La mitificación es uno de los más claros ejemplos de trascendencia y modelado de la realidad a semejanza de los recursos de la ficción. A lo largo de los siglos, elevar a mitos a personas, lugares y acontecimientos, ha sido algo tan necesario como el comer.
El mito escapa al control.
En cambio, en la mixtificación hay una manipulación consciente, elaborada, falseada.
El siglo XXI se despertó con la perfecta encarnación del mal en el ataque a las Torres Gemelas y en cuestión de minutos Osama Bin Laden era el icono del lado oscuro, el nuevo Fu-Manchú de la amenaza terrorista.
Tras cazar a su enemigo más buscado, el presidente Obama difundió un mensaje de casi diez minutos, desde un pasillo de la Casa Blanca, con aire de improvisación de madrugada, pero leído y en plano fijo.

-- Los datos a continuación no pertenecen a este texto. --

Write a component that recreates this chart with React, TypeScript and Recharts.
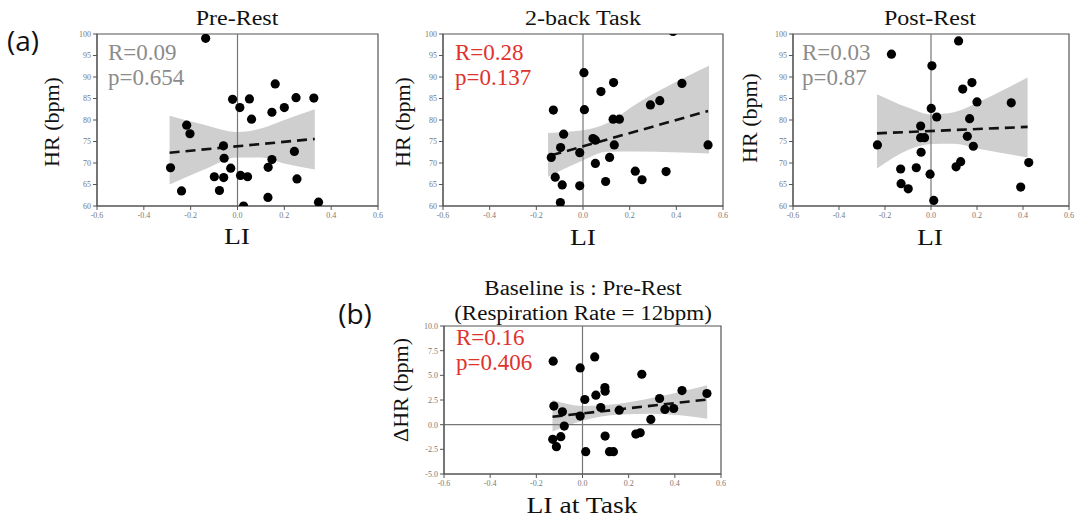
import React from 'react';
import { ComposedChart, XAxis, YAxis, Area, Line, Scatter, ReferenceLine, ReferenceArea } from 'recharts';

const SERIF = '"Liberation Serif", "Times New Roman", serif';
const SANS = '"Open Sans", "Noto Sans", sans-serif';

const xTicks = [-0.6, -0.4, -0.2, 0.0, 0.2, 0.4, 0.6];
const hrTicks = [60, 65, 70, 75, 80, 85, 90, 95, 100];
const dhrTicks = [-5, -2.5, 0, 2.5, 5, 7.5, 10];

// Pre-Rest
const preLI = [-0.136, -0.021, 0.01, 0.051, 0.06, 0.161, 0.147, 0.2, 0.25, 0.326, -0.217, -0.203, -0.06, -0.057, -0.286, -0.099, -0.059, -0.029, 0.013, 0.043, 0.147, 0.131, 0.243, 0.254, -0.239, -0.077, 0.026, 0.13, 0.346];
const preHR = [99.0, 84.8, 82.9, 84.9, 80.2, 88.4, 81.8, 82.9, 85.2, 85.1, 78.8, 76.8, 74.0, 71.1, 68.9, 66.8, 66.6, 68.8, 67.1, 66.8, 70.8, 69.0, 72.7, 66.3, 63.5, 63.6, 60.0, 62.0, 60.9];
const preBandX = [-0.29, -0.15, 0.0, 0.1, 0.2, 0.33];
const preBandLo = [65.0, 68.3, 71.3, 71.3, 69.9, 68.5];
const preBandHi = [81.0, 79.0, 77.2, 78.0, 80.0, 82.5];
const preFitX = [-0.29, 0.33];
const preFitY = [72.4, 75.6];

// 2-back Task
const taskLI = [0.386, 0.004, 0.077, 0.131, -0.127, 0.006, 0.129, 0.156, 0.289, 0.329, 0.424, -0.083, 0.043, 0.053, 0.134, 0.536, -0.096, -0.136, -0.014, 0.114, 0.053, -0.119, -0.089, -0.014, 0.097, 0.224, 0.253, 0.356, -0.097];
const taskHR = [100.6, 91.0, 86.6, 88.7, 82.3, 82.4, 80.2, 80.2, 83.5, 84.5, 88.5, 76.7, 75.7, 75.3, 74.2, 74.2, 73.6, 71.3, 72.4, 71.3, 69.9, 66.7, 64.9, 64.7, 65.7, 68.1, 66.1, 68.0, 60.8];
const taskBandX = [-0.15, 0.0, 0.1, 0.23, 0.54];
const taskBandLo = [66.8, 70.6, 72.6, 72.7, 72.2];
const taskBandHi = [77.0, 77.6, 79.2, 83.8, 92.6];
const taskFitX = [-0.135, 0.536];
const taskFitY = [71.8, 82.1];

// Post-Rest
const postLI = [0.12, -0.172, 0.004, 0.138, 0.178, 0.2, 0.349, 0.001, 0.025, 0.168, -0.045, -0.045, -0.028, 0.158, -0.233, 0.184, -0.043, 0.129, 0.109, 0.425, -0.132, -0.064, -0.004, -0.13, -0.099, 0.39, 0.012];
const postHR = [98.4, 95.3, 92.6, 87.2, 88.7, 84.2, 84.0, 82.7, 80.7, 80.3, 78.6, 75.9, 75.9, 76.2, 74.2, 73.9, 72.5, 70.3, 69.1, 70.1, 68.6, 68.9, 67.4, 65.2, 64.0, 64.4, 61.3];
const postBandX = [-0.235, -0.1, 0.0, 0.1, 0.2, 0.42];
const postBandLo = [68.7, 73.0, 74.4, 74.5, 73.4, 71.3];
const postBandHi = [86.0, 82.9, 81.3, 81.8, 84.0, 89.9];
const postFitX = [-0.235, 0.42];
const postFitY = [76.9, 78.4];

// Delta HR vs LI at task
const dLI = [0.053, -0.127, -0.01, 0.257, 0.097, 0.098, 0.058, 0.01, 0.431, 0.539, 0.334, -0.124, -0.087, 0.079, 0.159, 0.357, 0.395, -0.01, 0.296, -0.079, -0.129, -0.094, -0.113, 0.098, 0.231, 0.25, 0.014, 0.117, 0.134];
const dHR = [6.87, 6.43, 5.75, 5.11, 3.76, 3.39, 2.99, 2.55, 3.46, 3.16, 2.65, 1.88, 1.3, 1.74, 1.47, 1.54, 1.64, 0.87, 0.53, -0.14, -1.49, -1.22, -2.23, -1.16, -0.95, -0.82, -2.74, -2.74, -2.74];
const dBandX = [-0.13, 0.0, 0.15, 0.3, 0.54];
const dBandLo = [-0.7, 0.4, 1.0, 1.1, 0.6];
const dBandHi = [2.5, 1.9, 2.1, 2.7, 4.0];
const dFitX = [-0.13, 0.54];
const dFitY = [0.8, 2.55];

const zip = (xs: number[], ys: number[]) => xs.map((x, i) => ({ x, y: ys[i] }));
const bandRows = (xs: number[], lo: number[], hi: number[]) => xs.map((x, i) => ({ x, band: [lo[i], hi[i]] }));

const Dot = (props: any) => <circle cx={props.cx} cy={props.cy} r={4.6} fill="#000" />;

interface PanelProps {
  left: number; top: number; width: number; height: number;
  domain: [number, number]; yTicks: number[]; yFmt: (v: number) => string;
  pts: { x: number; y: number }[]; band: any[]; fit: { x: number; y: number }[];
  zeroY?: boolean;
}

const Panel = ({ left, top, width, height, domain, yTicks, yFmt, pts, band, fit, zeroY }: PanelProps) => {
  const tick = { fontSize: 8, fill: '#777', fontFamily: SERIF };
  return (
    <div style={{ position: 'absolute', left: left - 40, top: top - 10 }}>
      <ComposedChart width={width + 50} height={height + 30} data={band} margin={{ top: 10, right: 10, bottom: 0, left: 0 }}>
        <XAxis dataKey="x" type="number" domain={[-0.6, 0.6]} ticks={xTicks} allowDataOverflow
          tickFormatter={(v: number) => v.toFixed(1)} tick={tick} tickSize={4} height={20}
          stroke="#555" interval={0} />
        <YAxis type="number" domain={domain} ticks={yTicks} allowDataOverflow tickFormatter={yFmt}
          tick={tick} tickSize={4} width={40} stroke="#555" interval={0} />
        <Area dataKey="band" type="monotone" fill="#cfcfcf" fillOpacity={1} stroke="none" isAnimationActive={false} />
        <ReferenceLine x={0} stroke="#777" strokeWidth={1.2} />
        {zeroY && <ReferenceLine y={0} stroke="#777" strokeWidth={1.2} />}
        <ReferenceArea x1={-0.6} x2={0.6} y1={domain[0]} y2={domain[1]} fill="none" stroke="#555" strokeWidth={1.2} />
        <Line data={fit} dataKey="y" stroke="#111" strokeWidth={2.6} strokeDasharray="10 6" dot={false} isAnimationActive={false} />
        <Scatter data={pts} dataKey="y" shape={Dot} isAnimationActive={false} />
      </ComposedChart>
    </div>
  );
};

// centred text
const T = ({ x, y, size, children, color = '#111', sx = 1, rot = 0, font = SERIF }: any) => (
  <div style={{
    position: 'absolute', left: x, top: y, fontFamily: font, fontSize: size, color, lineHeight: 1,
    whiteSpace: 'nowrap', transform: `translate(-50%, -50%) rotate(${rot}deg) scaleX(${sx})`,
  }}>{children}</div>
);

// left-aligned stats block
const Stats = ({ x, y, color, r, p }: any) => (
  <div style={{ position: 'absolute', left: x, top: y, fontFamily: SERIF, fontSize: 23, color, lineHeight: '25px', whiteSpace: 'nowrap' }}>
    <div>{r}</div>
    <div>{p}</div>
  </div>
);

const hrFmt = (v: number) => String(v);
const dFmt = (v: number) => v.toFixed(1);

export default function App() {
  const red = '#e0322c';
  const grey = '#8c8c8c';
  return (
    <div style={{ position: 'absolute', left: 0, top: 0, width: 1079, height: 518, background: '#fff', overflow: 'hidden' }}>
      <Panel left={97} top={34} width={281} height={172} domain={[60, 100]} yTicks={hrTicks} yFmt={hrFmt}
        pts={zip(preLI, preHR)} band={bandRows(preBandX, preBandLo, preBandHi)} fit={zip(preFitX, preFitY)} />
      <Panel left={443} top={34} width={280} height={172} domain={[60, 100]} yTicks={hrTicks} yFmt={hrFmt}
        pts={zip(taskLI, taskHR)} band={bandRows(taskBandX, taskBandLo, taskBandHi)} fit={zip(taskFitX, taskFitY)} />
      <Panel left={793} top={34} width={276} height={172} domain={[60, 100]} yTicks={hrTicks} yFmt={hrFmt}
        pts={zip(postLI, postHR)} band={bandRows(postBandX, postBandLo, postBandHi)} fit={zip(postFitX, postFitY)} />
      <Panel left={444} top={326} width={277} height={148} domain={[-5, 10]} yTicks={dhrTicks} yFmt={dFmt}
        pts={zip(dLI, dHR)} band={bandRows(dBandX, dBandLo, dBandHi)} fit={zip(dFitX, dFitY)} zeroY />

      <T x={23} y={40} size={28} font={SANS}>(a)</T>
      <T x={355} y={313} size={28} font={SANS}>(b)</T>

      <T x={237} y={18} size={20} sx={1.2}>Pre-Rest</T>
      <T x={583} y={18} size={20} sx={1.2}>2-back Task</T>
      <T x={930} y={18} size={20} sx={1.2}>Post-Rest</T>

      <T x={52} y={122} size={22} rot={-90}>HR (bpm)</T>
      <T x={403} y={122} size={22} rot={-90}>HR (bpm)</T>
      <T x={750} y={118} size={22} rot={-90}>HR (bpm)</T>
      <T x={401} y={390} size={22} rot={-90}>ΔHR (bpm)</T>

      <T x={237} y={236} size={24} sx={1.15}>LI</T>
      <T x={583} y={237} size={24} sx={1.15}>LI</T>
      <T x={930} y={237} size={24} sx={1.15}>LI</T>
      <T x={582} y={505} size={24} sx={1.15}>LI at Task</T>

      <T x={583} y={288} size={20} sx={1.15}>Baseline is : Pre-Rest</T>
      <T x={583} y={313} size={20} sx={1.15}>(Respiration Rate = 12bpm)</T>

      <Stats x={108} y={40} color={grey} r="R=0.09" p="p=0.654" />
      <Stats x={455} y={40} color={red} r="R=0.28" p="p=0.137" />
      <Stats x={802} y={40} color={grey} r="R=0.03" p="p=0.87" />
      <Stats x={456} y={325} color={red} r="R=0.16" p="p=0.406" />
    </div>
  );
}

Al tratarse de un maestro de la oratoria, estudioso de los pastores religiosos más carismáticos y de los discursos sociales más relevantes del siglo XX americano, fue significativo que Barack Obama trastabillara en dos ocasiones en la misma frase, aquella en la que recordaba que desde el día de los atentados la prioridad de la defensa norteamericana fue capturar a Bin Laden y ponerlo a disposición de la justicia.
El resto del discurso fue la búsqueda de amparo en las víctimas de Al Qaeda, franquicia del terrorismo islamista.
Osama Bin Laden estaba muy cerca, demasiado cerca de Islamabad y del mundo.
No había cuevas remotas, sino mansiones hiperprotegidas y telecomunicaciones de alto nivel. Demasiado cerca estuvo también en su día, en la guerra de Afganistán, cuando comenzó su nexo con la política exterior norteamericana.
Esa cercanía, el manejo de los medios audiovisuales a la vez que reivindicaba un falso esencialismo primitivo, el aspecto entre siniestro y místico, su metralleta en sandalias y su capacidad para globalizar el terror, todo eso ayudó a fabricar el mito más rotundo de este recién nacido siglo.
A la manera de un Hitler, se especulará con su cadáver, pero tampoco tendrá tumba. Tras los vertidos de Fukushima y la petrolera BP, el mar lo recibió sin poder quejarse. El mérito de un mito es su permanencia tras la desaparición física.
Devolverlo al tamaño real, a la dimensión que él y sus enemigos levantaron, llevará tiempo.